## Problem description
Copy exactly the lines from the start of the material through the line with "from matplotlib.ticker import". Pictures stay out of the copy.

## Data shown
%%
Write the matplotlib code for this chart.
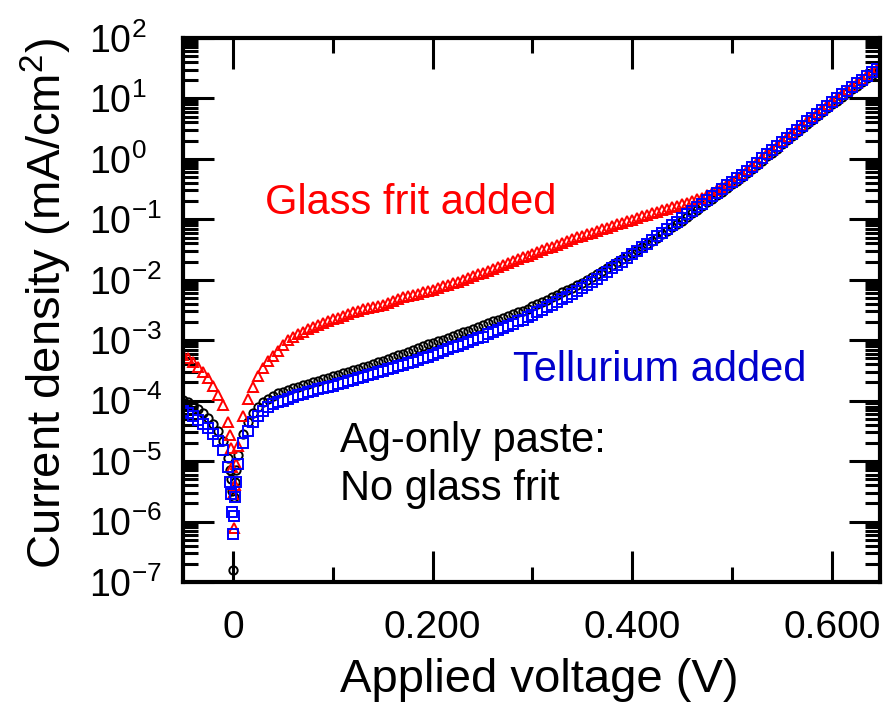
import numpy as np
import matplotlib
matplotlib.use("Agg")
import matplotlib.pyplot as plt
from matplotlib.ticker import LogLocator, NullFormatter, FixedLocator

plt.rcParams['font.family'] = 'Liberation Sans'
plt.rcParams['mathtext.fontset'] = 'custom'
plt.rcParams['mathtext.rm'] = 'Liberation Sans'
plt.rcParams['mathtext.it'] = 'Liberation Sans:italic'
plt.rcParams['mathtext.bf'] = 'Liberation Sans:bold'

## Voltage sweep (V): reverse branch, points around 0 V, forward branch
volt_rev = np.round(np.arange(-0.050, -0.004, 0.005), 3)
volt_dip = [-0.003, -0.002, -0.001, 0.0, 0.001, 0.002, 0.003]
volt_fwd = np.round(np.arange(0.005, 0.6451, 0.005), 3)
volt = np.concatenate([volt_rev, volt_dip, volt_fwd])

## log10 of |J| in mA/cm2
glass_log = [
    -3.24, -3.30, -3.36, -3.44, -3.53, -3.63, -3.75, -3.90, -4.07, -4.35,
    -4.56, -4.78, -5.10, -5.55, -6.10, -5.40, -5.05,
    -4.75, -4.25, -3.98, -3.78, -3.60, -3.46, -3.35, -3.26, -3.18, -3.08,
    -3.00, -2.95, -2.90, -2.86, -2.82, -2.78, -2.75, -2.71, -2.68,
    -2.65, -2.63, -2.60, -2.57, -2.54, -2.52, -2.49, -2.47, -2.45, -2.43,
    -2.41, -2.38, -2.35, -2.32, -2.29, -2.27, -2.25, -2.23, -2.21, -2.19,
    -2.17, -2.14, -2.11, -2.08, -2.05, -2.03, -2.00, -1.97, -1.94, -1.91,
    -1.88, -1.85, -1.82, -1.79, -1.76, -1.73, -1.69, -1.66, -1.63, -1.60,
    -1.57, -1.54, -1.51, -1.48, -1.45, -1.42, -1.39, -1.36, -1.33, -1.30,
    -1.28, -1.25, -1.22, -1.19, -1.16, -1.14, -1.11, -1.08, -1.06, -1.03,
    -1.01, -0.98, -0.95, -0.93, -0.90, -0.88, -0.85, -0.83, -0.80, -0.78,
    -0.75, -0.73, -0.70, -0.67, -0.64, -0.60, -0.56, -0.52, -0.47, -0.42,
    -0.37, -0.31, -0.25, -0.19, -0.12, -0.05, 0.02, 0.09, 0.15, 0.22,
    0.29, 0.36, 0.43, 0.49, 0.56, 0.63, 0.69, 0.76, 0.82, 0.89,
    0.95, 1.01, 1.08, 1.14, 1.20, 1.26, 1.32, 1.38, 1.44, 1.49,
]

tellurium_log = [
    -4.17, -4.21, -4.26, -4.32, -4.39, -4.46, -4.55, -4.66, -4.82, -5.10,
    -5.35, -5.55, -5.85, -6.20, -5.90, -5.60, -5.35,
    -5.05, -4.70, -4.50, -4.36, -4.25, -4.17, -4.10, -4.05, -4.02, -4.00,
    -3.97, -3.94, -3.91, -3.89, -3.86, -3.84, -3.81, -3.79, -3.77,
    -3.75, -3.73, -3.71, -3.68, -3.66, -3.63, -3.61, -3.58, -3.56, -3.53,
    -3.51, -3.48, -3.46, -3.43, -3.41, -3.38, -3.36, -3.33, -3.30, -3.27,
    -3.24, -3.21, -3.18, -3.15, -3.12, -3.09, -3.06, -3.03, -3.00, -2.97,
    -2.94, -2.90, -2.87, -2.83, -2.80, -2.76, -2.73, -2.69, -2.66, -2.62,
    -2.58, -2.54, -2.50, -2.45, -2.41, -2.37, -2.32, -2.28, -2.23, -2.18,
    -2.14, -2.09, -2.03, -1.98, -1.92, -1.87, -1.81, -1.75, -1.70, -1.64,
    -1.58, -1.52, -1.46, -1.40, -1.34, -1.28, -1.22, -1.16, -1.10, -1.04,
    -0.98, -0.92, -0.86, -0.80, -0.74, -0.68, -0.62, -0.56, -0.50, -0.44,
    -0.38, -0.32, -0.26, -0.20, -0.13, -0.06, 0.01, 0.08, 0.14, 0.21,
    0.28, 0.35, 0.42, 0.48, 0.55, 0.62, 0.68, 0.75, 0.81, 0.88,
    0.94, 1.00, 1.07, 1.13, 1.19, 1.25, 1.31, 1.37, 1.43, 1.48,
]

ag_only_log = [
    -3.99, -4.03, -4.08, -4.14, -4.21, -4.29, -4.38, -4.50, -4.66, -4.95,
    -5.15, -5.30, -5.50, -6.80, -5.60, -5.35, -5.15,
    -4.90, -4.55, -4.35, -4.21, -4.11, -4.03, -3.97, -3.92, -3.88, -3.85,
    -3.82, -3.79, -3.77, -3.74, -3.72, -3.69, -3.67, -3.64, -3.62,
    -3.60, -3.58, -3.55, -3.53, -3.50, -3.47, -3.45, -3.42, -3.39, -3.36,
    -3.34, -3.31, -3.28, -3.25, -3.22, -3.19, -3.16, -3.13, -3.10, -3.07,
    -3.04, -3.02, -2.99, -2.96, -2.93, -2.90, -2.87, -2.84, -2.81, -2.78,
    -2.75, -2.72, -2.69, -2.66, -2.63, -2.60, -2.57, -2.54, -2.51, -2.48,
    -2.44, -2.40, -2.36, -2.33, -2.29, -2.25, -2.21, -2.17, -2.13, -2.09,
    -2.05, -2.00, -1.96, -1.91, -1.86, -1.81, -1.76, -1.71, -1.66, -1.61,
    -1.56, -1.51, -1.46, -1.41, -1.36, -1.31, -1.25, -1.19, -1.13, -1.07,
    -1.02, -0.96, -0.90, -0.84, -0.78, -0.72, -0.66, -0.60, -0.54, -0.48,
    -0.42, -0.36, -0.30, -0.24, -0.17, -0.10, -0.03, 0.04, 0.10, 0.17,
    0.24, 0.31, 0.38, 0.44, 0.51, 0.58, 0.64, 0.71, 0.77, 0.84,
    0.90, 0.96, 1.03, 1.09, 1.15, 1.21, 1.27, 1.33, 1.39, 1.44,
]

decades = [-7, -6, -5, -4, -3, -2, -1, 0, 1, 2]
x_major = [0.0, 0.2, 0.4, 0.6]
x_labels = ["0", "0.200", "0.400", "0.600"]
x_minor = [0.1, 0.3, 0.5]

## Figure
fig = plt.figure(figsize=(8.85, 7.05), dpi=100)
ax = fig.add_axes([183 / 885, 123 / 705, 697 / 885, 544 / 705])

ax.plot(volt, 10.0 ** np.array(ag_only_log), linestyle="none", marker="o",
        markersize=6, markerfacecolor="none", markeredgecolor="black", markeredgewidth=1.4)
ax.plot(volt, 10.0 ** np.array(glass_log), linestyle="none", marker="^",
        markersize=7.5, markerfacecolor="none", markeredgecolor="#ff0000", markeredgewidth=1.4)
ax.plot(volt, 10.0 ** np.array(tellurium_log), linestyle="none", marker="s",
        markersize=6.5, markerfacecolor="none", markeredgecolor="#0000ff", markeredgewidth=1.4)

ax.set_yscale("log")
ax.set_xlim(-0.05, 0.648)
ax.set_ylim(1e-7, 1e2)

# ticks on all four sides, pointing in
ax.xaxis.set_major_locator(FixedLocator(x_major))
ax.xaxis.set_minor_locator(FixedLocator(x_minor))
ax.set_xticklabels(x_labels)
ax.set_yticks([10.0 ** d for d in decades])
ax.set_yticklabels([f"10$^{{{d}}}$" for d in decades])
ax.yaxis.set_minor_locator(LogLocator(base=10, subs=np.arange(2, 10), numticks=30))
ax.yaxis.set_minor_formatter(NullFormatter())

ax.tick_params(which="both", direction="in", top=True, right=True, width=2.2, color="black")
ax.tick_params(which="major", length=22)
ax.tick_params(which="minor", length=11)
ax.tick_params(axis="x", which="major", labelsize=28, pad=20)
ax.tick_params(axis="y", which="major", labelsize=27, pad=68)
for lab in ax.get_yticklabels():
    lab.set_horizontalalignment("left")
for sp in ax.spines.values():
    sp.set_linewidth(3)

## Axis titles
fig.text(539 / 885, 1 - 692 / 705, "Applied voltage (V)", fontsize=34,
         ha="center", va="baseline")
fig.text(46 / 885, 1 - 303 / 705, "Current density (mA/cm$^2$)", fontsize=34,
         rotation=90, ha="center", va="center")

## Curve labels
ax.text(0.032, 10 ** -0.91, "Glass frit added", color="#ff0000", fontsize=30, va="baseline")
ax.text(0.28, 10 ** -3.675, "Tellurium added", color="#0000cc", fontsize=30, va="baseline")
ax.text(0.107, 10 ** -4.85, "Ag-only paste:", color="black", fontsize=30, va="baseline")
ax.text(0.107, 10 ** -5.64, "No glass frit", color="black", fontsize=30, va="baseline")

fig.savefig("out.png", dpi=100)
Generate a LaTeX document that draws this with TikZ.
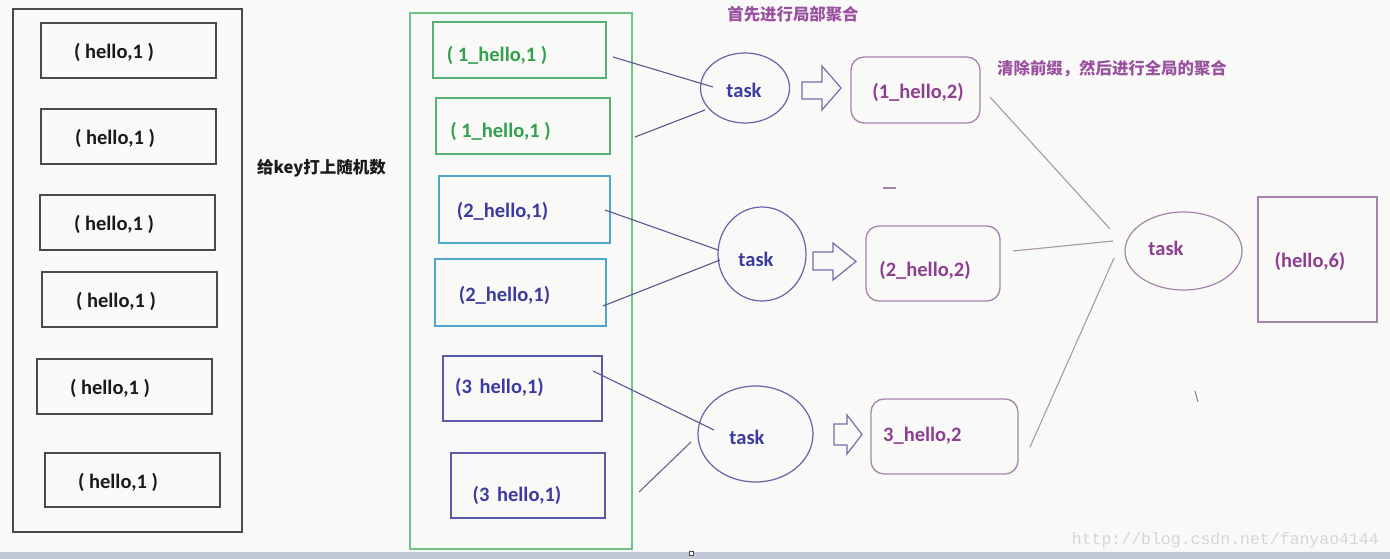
%%
## Task result
Write the matplotlib code for this chart.
import numpy as np
import matplotlib
matplotlib.use("Agg")
import matplotlib.pyplot as plt
from matplotlib.ticker import LogLocator, NullFormatter, FixedLocator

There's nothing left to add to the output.